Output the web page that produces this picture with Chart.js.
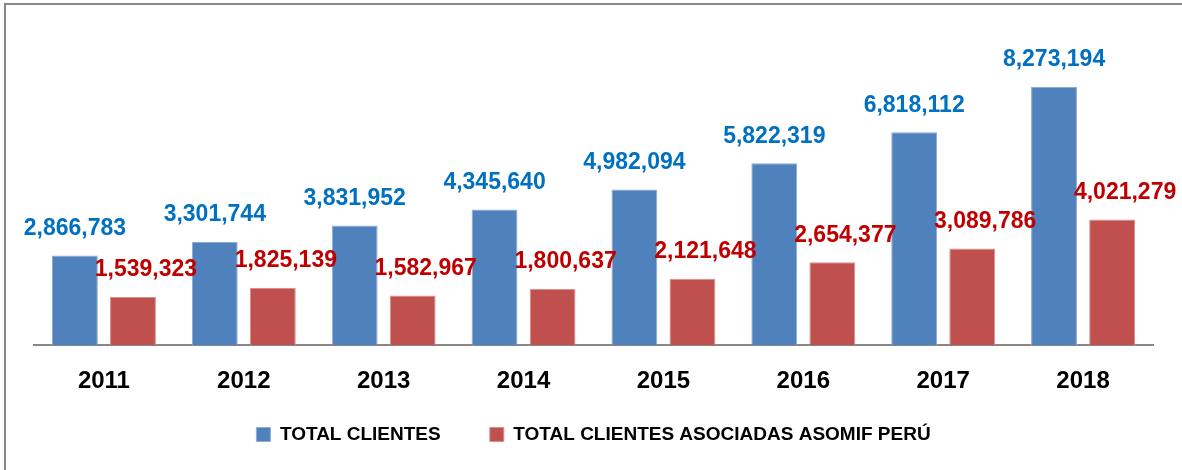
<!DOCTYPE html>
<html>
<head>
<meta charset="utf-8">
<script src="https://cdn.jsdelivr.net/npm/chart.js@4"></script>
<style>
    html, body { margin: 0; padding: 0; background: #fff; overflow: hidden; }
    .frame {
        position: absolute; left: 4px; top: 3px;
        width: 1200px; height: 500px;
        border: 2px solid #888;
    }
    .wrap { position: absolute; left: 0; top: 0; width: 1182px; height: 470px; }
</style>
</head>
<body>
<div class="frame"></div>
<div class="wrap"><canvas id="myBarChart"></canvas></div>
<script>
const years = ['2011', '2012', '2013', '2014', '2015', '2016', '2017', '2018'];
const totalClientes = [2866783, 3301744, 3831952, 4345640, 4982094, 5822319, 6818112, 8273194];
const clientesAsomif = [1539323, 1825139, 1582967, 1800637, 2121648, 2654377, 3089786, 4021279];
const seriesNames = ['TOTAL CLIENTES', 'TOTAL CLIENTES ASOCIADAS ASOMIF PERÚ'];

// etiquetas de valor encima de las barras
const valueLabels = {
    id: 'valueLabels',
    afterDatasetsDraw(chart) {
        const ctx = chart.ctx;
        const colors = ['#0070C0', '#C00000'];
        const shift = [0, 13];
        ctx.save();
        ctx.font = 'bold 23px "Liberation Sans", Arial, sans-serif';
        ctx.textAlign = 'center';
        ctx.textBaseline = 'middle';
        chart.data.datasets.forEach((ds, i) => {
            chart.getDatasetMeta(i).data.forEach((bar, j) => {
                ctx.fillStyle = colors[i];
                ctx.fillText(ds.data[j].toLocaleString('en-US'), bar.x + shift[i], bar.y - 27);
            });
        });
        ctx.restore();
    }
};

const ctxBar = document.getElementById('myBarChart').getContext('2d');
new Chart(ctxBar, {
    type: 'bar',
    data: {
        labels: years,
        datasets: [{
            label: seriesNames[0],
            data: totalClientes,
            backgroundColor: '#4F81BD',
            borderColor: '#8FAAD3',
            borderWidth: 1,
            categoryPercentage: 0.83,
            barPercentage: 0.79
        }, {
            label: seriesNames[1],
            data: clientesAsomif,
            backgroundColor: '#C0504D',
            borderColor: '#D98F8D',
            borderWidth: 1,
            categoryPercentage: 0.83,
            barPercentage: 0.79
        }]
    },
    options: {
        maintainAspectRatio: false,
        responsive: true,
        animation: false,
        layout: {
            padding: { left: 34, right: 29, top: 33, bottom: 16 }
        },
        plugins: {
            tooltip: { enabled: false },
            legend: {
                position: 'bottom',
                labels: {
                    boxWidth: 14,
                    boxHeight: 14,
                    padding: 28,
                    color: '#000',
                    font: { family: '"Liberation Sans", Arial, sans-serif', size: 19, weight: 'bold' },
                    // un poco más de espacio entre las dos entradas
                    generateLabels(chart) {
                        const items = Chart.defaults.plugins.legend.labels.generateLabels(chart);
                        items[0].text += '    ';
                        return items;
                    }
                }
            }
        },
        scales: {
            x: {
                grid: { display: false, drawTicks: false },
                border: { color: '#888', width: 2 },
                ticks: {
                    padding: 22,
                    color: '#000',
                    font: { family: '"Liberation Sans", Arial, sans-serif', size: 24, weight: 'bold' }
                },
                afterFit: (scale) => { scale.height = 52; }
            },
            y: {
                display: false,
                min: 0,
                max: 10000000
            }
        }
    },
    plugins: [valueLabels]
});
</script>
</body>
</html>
-----
__Set exercise__
Leave out the pictures and give the listing above again exactly.

__Result of the exercise__
Output the web page that produces this picture with Chart.js.
<!DOCTYPE html>
<html>
<head>
<meta charset="utf-8">
<script src="https://cdn.jsdelivr.net/npm/chart.js@4"></script>
<style>
    html, body { margin: 0; padding: 0; background: #fff; overflow: hidden; }
    .frame {
        position: absolute; left: 4px; top: 3px;
        width: 1200px; height: 500px;
        border: 2px solid #888;
    }
    .wrap { position: absolute; left: 0; top: 0; width: 1182px; height: 470px; }
</style>
</head>
<body>
<div class="frame"></div>
<div class="wrap"><canvas id="myBarChart"></canvas></div>
<script>
const years = ['2011', '2012', '2013', '2014', '2015', '2016', '2017', '2018'];
const totalClientes = [2866783, 3301744, 3831952, 4345640, 4982094, 5822319, 6818112, 8273194];
const clientesAsomif = [1539323, 1825139, 1582967, 1800637, 2121648, 2654377, 3089786, 4021279];
const seriesNames = ['TOTAL CLIENTES', 'TOTAL CLIENTES ASOCIADAS ASOMIF PERÚ'];

// etiquetas de valor encima de las barras
const valueLabels = {
    id: 'valueLabels',
    afterDatasetsDraw(chart) {
        const ctx = chart.ctx;
        const colors = ['#0070C0', '#C00000'];
        const shift = [0, 13];
        ctx.save();
        ctx.font = 'bold 23px "Liberation Sans", Arial, sans-serif';
        ctx.textAlign = 'center';
        ctx.textBaseline = 'middle';
        chart.data.datasets.forEach((ds, i) => {
            chart.getDatasetMeta(i).data.forEach((bar, j) => {
                ctx.fillStyle = colors[i];
                ctx.fillText(ds.data[j].toLocaleString('en-US'), bar.x + shift[i], bar.y - 27);
            });
        });
        ctx.restore();
    }
};

const ctxBar = document.getElementById('myBarChart').getContext('2d');
new Chart(ctxBar, {
    type: 'bar',
    data: {
        labels: years,
        datasets: [{
            label: seriesNames[0],
            data: totalClientes,
            backgroundColor: '#4F81BD',
            borderColor: '#8FAAD3',
            borderWidth: 1,
            categoryPercentage: 0.83,
            barPercentage: 0.79
        }, {
            label: seriesNames[1],
            data: clientesAsomif,
            backgroundColor: '#C0504D',
            borderColor: '#D98F8D',
            borderWidth: 1,
            categoryPercentage: 0.83,
            barPercentage: 0.79
        }]
    },
    options: {
        maintainAspectRatio: false,
        responsive: true,
        animation: false,
        layout: {
            padding: { left: 34, right: 29, top: 33, bottom: 16 }
        },
        plugins: {
            tooltip: { enabled: false },
            legend: {
                position: 'bottom',
                labels: {
                    boxWidth: 14,
                    boxHeight: 14,
                    padding: 28,
                    color: '#000',
                    font: { family: '"Liberation Sans", Arial, sans-serif', size: 19, weight: 'bold' },
                    // un poco más de espacio entre las dos entradas
                    generateLabels(chart) {
                        const items = Chart.defaults.plugins.legend.labels.generateLabels(chart);
                        items[0].text += '    ';
                        return items;
                    }
                }
            }
        },
        scales: {
            x: {
                grid: { display: false, drawTicks: false },
                border: { color: '#888', width: 2 },
                ticks: {
                    padding: 22,
                    color: '#000',
                    font: { family: '"Liberation Sans", Arial, sans-serif', size: 24, weight: 'bold' }
                },
                afterFit: (scale) => { scale.height = 52; }
            },
            y: {
                display: false,
                min: 0,
                max: 10000000
            }
        }
    },
    plugins: [valueLabels]
});
</script>
</body>
</html>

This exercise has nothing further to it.